Exercise goal. Nothing after the line with "const seriesNameC = 'AMP" belongs in the copy; extract the lines below from the top through that line, pictures left out.

Dataset section.
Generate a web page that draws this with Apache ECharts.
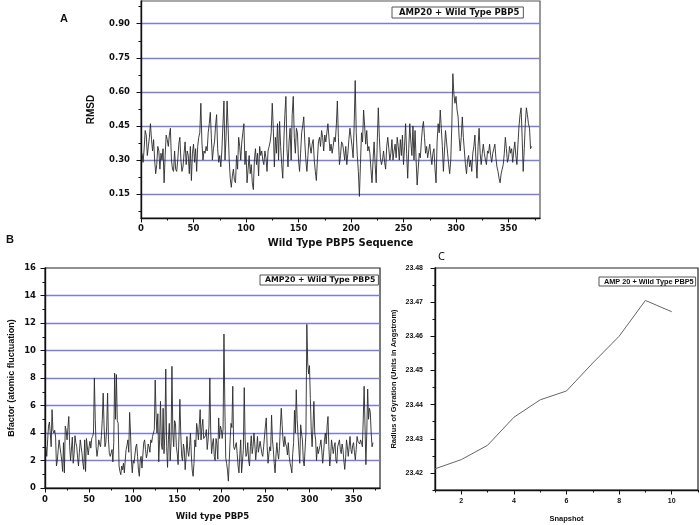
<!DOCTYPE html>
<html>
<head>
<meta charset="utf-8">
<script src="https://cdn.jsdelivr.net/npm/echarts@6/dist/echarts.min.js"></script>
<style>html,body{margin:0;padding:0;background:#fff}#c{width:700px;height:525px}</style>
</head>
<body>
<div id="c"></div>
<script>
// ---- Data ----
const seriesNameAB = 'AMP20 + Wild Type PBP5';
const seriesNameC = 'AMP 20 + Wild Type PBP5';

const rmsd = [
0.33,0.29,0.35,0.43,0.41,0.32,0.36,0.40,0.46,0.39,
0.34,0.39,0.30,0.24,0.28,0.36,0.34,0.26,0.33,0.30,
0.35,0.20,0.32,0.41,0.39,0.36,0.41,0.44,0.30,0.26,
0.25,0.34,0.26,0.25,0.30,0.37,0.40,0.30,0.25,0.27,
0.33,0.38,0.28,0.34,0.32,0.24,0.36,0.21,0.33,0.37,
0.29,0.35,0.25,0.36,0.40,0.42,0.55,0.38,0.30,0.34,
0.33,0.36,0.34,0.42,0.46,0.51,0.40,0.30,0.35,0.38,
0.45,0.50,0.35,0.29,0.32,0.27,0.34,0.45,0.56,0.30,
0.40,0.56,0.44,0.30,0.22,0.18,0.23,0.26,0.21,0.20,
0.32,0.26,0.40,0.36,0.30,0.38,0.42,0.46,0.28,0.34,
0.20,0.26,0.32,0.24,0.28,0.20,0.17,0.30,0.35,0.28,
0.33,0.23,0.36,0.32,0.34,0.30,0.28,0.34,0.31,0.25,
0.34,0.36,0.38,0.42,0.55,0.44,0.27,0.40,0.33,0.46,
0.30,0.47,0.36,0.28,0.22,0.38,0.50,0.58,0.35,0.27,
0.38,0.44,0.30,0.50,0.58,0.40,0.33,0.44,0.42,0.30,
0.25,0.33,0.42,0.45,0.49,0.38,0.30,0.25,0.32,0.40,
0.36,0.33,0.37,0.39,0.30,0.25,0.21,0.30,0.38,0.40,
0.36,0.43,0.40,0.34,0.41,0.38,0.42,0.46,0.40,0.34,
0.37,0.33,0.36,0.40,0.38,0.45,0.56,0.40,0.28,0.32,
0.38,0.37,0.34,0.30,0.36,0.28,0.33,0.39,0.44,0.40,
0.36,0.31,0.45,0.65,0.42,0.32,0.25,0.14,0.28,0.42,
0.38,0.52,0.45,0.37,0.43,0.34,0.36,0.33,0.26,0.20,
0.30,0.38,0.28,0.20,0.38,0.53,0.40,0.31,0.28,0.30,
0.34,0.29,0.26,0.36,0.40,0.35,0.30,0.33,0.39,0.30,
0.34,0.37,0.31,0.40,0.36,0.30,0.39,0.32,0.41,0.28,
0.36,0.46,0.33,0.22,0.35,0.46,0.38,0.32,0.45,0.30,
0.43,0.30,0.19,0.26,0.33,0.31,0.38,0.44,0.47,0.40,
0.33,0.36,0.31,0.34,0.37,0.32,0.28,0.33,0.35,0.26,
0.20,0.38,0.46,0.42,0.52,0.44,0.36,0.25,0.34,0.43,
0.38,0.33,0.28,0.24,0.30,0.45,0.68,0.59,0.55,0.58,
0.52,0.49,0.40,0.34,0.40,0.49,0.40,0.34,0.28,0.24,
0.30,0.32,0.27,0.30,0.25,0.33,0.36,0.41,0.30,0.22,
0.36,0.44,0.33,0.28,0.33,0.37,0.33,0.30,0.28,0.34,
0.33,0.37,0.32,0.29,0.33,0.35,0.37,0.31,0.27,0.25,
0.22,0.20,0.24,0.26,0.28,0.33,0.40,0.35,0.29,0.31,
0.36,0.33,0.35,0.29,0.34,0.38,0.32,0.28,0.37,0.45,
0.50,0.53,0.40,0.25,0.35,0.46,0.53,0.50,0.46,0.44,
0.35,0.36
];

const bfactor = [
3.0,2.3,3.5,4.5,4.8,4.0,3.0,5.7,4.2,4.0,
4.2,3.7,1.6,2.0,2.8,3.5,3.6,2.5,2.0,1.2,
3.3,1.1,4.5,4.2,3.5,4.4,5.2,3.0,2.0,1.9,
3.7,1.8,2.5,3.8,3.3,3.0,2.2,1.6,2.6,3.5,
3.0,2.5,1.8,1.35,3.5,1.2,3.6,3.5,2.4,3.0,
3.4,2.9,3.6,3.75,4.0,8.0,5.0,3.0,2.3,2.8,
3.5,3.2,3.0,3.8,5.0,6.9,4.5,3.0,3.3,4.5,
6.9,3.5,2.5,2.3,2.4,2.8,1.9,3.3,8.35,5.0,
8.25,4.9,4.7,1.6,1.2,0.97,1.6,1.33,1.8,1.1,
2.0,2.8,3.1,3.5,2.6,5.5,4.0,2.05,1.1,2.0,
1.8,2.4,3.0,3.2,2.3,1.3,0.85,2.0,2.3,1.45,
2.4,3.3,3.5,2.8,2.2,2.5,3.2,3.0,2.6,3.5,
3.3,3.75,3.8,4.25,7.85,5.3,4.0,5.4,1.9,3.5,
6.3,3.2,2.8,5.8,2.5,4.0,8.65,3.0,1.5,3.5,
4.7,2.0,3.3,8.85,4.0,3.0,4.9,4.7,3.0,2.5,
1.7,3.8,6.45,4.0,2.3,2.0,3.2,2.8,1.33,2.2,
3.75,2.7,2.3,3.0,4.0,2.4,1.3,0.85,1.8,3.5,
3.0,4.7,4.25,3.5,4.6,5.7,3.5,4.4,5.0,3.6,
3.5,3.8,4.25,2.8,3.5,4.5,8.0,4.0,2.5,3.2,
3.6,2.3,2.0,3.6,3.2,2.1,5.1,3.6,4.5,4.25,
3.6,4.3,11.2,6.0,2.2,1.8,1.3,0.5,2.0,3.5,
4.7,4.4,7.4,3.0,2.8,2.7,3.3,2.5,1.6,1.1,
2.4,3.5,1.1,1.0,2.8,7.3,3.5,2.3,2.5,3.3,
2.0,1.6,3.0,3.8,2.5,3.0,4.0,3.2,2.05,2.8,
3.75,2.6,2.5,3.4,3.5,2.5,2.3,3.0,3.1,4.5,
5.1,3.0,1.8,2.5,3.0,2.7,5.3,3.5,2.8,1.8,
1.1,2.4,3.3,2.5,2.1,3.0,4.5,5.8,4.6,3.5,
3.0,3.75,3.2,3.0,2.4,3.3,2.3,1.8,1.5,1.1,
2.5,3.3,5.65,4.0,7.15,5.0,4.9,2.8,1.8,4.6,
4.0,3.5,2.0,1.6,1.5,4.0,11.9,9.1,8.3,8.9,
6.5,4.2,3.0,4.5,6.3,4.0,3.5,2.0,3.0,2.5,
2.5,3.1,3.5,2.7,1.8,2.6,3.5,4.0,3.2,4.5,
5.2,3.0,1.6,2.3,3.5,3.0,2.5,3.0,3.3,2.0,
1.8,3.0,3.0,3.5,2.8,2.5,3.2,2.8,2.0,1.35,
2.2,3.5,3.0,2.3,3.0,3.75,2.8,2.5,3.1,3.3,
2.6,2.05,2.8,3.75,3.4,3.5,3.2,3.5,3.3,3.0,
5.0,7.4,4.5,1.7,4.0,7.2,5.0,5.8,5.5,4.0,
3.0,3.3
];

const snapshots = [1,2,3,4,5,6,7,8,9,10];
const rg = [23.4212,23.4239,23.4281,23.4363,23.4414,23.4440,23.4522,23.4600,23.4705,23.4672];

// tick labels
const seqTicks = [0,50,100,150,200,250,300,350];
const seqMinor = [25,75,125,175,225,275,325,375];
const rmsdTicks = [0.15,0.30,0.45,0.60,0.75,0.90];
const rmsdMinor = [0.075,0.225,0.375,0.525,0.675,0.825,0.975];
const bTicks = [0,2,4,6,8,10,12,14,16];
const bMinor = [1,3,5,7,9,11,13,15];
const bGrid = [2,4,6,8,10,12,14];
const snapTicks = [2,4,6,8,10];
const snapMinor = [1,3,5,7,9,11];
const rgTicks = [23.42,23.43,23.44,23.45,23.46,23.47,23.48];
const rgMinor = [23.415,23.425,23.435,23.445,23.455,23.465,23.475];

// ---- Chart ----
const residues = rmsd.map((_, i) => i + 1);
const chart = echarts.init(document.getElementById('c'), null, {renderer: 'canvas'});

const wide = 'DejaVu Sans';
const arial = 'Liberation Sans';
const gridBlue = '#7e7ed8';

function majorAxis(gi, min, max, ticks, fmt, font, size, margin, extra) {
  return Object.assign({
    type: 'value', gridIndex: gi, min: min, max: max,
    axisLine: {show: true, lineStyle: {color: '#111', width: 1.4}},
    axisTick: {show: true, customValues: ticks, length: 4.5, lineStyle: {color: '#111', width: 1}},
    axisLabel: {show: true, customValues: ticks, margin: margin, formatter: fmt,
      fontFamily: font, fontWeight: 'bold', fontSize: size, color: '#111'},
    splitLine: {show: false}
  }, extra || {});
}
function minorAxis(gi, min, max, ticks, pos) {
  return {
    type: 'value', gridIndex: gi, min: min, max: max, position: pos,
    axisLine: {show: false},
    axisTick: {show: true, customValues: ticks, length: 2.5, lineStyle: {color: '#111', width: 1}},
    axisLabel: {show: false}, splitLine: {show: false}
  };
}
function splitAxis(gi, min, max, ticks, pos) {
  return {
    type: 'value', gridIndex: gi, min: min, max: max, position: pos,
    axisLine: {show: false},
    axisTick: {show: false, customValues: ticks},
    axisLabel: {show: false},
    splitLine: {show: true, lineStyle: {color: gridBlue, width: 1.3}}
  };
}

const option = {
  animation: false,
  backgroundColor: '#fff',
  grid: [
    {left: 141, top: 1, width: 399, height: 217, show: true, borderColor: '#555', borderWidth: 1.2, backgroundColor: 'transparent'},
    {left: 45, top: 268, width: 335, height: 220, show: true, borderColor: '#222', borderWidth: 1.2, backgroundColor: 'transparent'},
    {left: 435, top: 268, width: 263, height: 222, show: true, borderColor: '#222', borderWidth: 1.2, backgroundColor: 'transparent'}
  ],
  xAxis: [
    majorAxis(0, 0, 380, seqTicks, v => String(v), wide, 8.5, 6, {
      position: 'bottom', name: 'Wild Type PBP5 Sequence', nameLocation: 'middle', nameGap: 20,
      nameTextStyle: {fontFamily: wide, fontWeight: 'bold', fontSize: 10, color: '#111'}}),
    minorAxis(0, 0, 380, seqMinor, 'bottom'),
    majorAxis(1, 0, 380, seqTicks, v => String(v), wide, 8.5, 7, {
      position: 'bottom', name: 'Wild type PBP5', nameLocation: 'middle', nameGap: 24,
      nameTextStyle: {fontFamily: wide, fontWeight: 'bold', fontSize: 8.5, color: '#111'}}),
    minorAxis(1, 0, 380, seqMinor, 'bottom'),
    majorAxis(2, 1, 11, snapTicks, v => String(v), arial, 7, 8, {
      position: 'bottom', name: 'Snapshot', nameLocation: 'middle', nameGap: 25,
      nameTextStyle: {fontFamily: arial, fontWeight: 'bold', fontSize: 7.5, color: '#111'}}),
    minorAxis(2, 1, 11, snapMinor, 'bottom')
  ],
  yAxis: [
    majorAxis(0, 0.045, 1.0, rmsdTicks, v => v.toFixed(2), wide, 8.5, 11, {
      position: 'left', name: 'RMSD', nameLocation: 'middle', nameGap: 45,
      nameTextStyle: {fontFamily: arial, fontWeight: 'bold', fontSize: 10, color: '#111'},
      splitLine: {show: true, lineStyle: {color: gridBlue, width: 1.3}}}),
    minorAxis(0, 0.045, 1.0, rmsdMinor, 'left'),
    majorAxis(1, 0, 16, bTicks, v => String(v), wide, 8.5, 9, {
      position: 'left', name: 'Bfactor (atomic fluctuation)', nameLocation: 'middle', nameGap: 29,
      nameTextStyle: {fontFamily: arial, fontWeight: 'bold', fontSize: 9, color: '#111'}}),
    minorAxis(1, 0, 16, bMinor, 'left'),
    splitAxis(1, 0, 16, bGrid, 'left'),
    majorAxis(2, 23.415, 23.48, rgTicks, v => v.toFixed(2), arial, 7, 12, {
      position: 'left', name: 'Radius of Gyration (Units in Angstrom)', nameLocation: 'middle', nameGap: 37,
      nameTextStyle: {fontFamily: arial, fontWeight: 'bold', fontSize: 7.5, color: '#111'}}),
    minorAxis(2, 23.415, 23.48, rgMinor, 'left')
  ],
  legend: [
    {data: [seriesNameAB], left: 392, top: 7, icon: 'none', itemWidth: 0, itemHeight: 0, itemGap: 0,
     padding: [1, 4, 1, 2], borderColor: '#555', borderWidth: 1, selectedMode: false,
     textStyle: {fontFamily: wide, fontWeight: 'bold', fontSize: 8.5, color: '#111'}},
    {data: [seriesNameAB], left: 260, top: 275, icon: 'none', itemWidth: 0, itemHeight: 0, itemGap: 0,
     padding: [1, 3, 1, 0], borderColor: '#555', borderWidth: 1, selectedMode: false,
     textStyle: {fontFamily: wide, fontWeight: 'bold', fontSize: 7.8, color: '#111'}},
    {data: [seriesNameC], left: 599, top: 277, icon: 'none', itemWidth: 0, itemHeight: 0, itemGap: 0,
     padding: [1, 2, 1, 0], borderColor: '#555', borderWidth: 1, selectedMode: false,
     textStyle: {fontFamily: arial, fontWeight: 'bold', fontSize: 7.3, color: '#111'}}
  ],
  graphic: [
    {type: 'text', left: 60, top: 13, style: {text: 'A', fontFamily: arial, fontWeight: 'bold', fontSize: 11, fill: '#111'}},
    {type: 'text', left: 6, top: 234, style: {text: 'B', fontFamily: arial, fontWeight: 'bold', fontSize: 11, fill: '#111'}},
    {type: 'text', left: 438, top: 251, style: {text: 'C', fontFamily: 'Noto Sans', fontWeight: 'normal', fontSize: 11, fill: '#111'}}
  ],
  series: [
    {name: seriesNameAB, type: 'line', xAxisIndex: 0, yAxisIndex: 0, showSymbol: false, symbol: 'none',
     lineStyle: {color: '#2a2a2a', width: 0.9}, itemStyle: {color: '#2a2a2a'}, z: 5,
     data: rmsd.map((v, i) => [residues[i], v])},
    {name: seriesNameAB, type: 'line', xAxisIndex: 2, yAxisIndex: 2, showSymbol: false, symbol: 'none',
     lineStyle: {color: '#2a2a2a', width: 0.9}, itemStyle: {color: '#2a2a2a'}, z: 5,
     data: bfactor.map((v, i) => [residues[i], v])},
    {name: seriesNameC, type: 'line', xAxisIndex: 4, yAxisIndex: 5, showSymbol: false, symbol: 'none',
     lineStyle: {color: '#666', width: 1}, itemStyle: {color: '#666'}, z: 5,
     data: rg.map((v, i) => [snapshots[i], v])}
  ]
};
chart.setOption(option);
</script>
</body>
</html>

Expected answer.
Generate a web page that draws this with Apache ECharts.
<!DOCTYPE html>
<html>
<head>
<meta charset="utf-8">
<script src="https://cdn.jsdelivr.net/npm/echarts@6/dist/echarts.min.js"></script>
<style>html,body{margin:0;padding:0;background:#fff}#c{width:700px;height:525px}</style>
</head>
<body>
<div id="c"></div>
<script>
// ---- Data ----
const seriesNameAB = 'AMP20 + Wild Type PBP5';
const seriesNameC = 'AMP 20 + Wild Type PBP5';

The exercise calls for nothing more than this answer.